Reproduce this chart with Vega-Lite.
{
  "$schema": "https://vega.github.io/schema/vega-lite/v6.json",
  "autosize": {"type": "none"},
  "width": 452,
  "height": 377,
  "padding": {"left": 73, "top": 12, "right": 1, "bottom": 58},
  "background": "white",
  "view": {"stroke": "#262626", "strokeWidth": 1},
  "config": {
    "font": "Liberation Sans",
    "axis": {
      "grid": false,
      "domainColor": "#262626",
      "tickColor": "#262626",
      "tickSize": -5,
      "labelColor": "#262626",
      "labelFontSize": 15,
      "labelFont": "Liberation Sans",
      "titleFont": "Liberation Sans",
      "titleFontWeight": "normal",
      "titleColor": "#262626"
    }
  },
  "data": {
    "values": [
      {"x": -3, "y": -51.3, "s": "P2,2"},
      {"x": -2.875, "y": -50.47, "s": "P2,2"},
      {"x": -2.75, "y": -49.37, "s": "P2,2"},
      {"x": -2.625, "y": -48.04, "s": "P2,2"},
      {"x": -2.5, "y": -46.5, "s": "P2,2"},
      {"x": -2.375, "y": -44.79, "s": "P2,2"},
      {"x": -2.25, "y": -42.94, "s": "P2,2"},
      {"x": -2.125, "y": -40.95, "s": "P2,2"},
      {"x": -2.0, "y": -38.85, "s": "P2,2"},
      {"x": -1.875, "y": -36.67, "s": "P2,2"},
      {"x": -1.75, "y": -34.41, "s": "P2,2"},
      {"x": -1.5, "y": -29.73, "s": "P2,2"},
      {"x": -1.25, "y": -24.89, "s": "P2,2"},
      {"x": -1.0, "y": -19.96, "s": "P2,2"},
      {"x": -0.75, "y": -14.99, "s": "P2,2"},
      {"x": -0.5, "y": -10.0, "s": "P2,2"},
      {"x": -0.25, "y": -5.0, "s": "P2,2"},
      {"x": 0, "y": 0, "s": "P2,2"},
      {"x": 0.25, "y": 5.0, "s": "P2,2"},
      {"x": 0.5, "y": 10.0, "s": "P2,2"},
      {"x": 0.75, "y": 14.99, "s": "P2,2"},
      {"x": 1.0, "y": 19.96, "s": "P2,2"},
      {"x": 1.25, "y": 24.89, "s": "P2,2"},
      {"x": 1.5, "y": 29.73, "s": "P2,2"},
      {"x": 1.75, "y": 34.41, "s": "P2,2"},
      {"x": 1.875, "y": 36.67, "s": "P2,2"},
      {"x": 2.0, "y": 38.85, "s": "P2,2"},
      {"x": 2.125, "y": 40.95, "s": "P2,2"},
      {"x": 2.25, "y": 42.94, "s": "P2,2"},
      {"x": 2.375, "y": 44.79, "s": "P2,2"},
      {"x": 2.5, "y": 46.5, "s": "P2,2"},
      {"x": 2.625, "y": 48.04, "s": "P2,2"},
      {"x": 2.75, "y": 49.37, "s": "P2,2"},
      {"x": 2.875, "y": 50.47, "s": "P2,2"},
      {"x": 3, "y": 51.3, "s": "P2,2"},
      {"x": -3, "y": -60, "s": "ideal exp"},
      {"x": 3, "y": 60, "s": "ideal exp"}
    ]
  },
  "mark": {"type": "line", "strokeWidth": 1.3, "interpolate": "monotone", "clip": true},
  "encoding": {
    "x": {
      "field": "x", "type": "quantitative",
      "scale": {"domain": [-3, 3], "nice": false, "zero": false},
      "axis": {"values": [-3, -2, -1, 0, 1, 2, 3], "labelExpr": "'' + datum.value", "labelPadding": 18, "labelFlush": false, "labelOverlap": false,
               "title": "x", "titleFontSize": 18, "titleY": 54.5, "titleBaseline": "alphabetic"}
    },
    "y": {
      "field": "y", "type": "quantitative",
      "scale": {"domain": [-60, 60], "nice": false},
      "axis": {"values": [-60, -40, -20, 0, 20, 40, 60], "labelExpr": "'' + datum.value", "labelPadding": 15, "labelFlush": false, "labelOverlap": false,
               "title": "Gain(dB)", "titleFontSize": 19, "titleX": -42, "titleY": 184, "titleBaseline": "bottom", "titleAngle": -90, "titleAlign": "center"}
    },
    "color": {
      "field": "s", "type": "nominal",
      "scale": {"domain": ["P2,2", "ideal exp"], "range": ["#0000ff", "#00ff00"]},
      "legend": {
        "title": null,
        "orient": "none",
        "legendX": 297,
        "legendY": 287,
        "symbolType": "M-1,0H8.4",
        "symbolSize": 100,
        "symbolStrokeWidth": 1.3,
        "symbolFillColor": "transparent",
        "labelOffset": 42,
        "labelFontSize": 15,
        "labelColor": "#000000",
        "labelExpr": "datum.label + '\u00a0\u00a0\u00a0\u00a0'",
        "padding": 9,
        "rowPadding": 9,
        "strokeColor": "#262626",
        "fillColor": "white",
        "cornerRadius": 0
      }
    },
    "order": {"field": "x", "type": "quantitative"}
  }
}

________________________

Retype the listing exactly, in full.

▶ _OUTPUT_:
Reproduce this chart with Vega-Lite.
{
  "$schema": "https://vega.github.io/schema/vega-lite/v6.json",
  "autosize": {"type": "none"},
  "width": 452,
  "height": 377,
  "padding": {"left": 73, "top": 12, "right": 1, "bottom": 58},
  "background": "white",
  "view": {"stroke": "#262626", "strokeWidth": 1},
  "config": {
    "font": "Liberation Sans",
    "axis": {
      "grid": false,
      "domainColor": "#262626",
      "tickColor": "#262626",
      "tickSize": -5,
      "labelColor": "#262626",
      "labelFontSize": 15,
      "labelFont": "Liberation Sans",
      "titleFont": "Liberation Sans",
      "titleFontWeight": "normal",
      "titleColor": "#262626"
    }
  },
  "data": {
    "values": [
      {"x": -3, "y": -51.3, "s": "P2,2"},
      {"x": -2.875, "y": -50.47, "s": "P2,2"},
      {"x": -2.75, "y": -49.37, "s": "P2,2"},
      {"x": -2.625, "y": -48.04, "s": "P2,2"},
      {"x": -2.5, "y": -46.5, "s": "P2,2"},
      {"x": -2.375, "y": -44.79, "s": "P2,2"},
      {"x": -2.25, "y": -42.94, "s": "P2,2"},
      {"x": -2.125, "y": -40.95, "s": "P2,2"},
      {"x": -2.0, "y": -38.85, "s": "P2,2"},
      {"x": -1.875, "y": -36.67, "s": "P2,2"},
      {"x": -1.75, "y": -34.41, "s": "P2,2"},
      {"x": -1.5, "y": -29.73, "s": "P2,2"},
      {"x": -1.25, "y": -24.89, "s": "P2,2"},
      {"x": -1.0, "y": -19.96, "s": "P2,2"},
      {"x": -0.75, "y": -14.99, "s": "P2,2"},
      {"x": -0.5, "y": -10.0, "s": "P2,2"},
      {"x": -0.25, "y": -5.0, "s": "P2,2"},
      {"x": 0, "y": 0, "s": "P2,2"},
      {"x": 0.25, "y": 5.0, "s": "P2,2"},
      {"x": 0.5, "y": 10.0, "s": "P2,2"},
      {"x": 0.75, "y": 14.99, "s": "P2,2"},
      {"x": 1.0, "y": 19.96, "s": "P2,2"},
      {"x": 1.25, "y": 24.89, "s": "P2,2"},
      {"x": 1.5, "y": 29.73, "s": "P2,2"},
      {"x": 1.75, "y": 34.41, "s": "P2,2"},
      {"x": 1.875, "y": 36.67, "s": "P2,2"},
      {"x": 2.0, "y": 38.85, "s": "P2,2"},
      {"x": 2.125, "y": 40.95, "s": "P2,2"},
      {"x": 2.25, "y": 42.94, "s": "P2,2"},
      {"x": 2.375, "y": 44.79, "s": "P2,2"},
      {"x": 2.5, "y": 46.5, "s": "P2,2"},
      {"x": 2.625, "y": 48.04, "s": "P2,2"},
      {"x": 2.75, "y": 49.37, "s": "P2,2"},
      {"x": 2.875, "y": 50.47, "s": "P2,2"},
      {"x": 3, "y": 51.3, "s": "P2,2"},
      {"x": -3, "y": -60, "s": "ideal exp"},
      {"x": 3, "y": 60, "s": "ideal exp"}
    ]
  },
  "mark": {"type": "line", "strokeWidth": 1.3, "interpolate": "monotone", "clip": true},
  "encoding": {
    "x": {
      "field": "x", "type": "quantitative",
      "scale": {"domain": [-3, 3], "nice": false, "zero": false},
      "axis": {"values": [-3, -2, -1, 0, 1, 2, 3], "labelExpr": "'' + datum.value", "labelPadding": 18, "labelFlush": false, "labelOverlap": false,
               "title": "x", "titleFontSize": 18, "titleY": 54.5, "titleBaseline": "alphabetic"}
    },
    "y": {
      "field": "y", "type": "quantitative",
      "scale": {"domain": [-60, 60], "nice": false},
      "axis": {"values": [-60, -40, -20, 0, 20, 40, 60], "labelExpr": "'' + datum.value", "labelPadding": 15, "labelFlush": false, "labelOverlap": false,
               "title": "Gain(dB)", "titleFontSize": 19, "titleX": -42, "titleY": 184, "titleBaseline": "bottom", "titleAngle": -90, "titleAlign": "center"}
    },
    "color": {
      "field": "s", "type": "nominal",
      "scale": {"domain": ["P2,2", "ideal exp"], "range": ["#0000ff", "#00ff00"]},
      "legend": {
        "title": null,
        "orient": "none",
        "legendX": 297,
        "legendY": 287,
        "symbolType": "M-1,0H8.4",
        "symbolSize": 100,
        "symbolStrokeWidth": 1.3,
        "symbolFillColor": "transparent",
        "labelOffset": 42,
        "labelFontSize": 15,
        "labelColor": "#000000",
        "labelExpr": "datum.label + '\u00a0\u00a0\u00a0\u00a0'",
        "padding": 9,
        "rowPadding": 9,
        "strokeColor": "#262626",
        "fillColor": "white",
        "cornerRadius": 0
      }
    },
    "order": {"field": "x", "type": "quantitative"}
  }
}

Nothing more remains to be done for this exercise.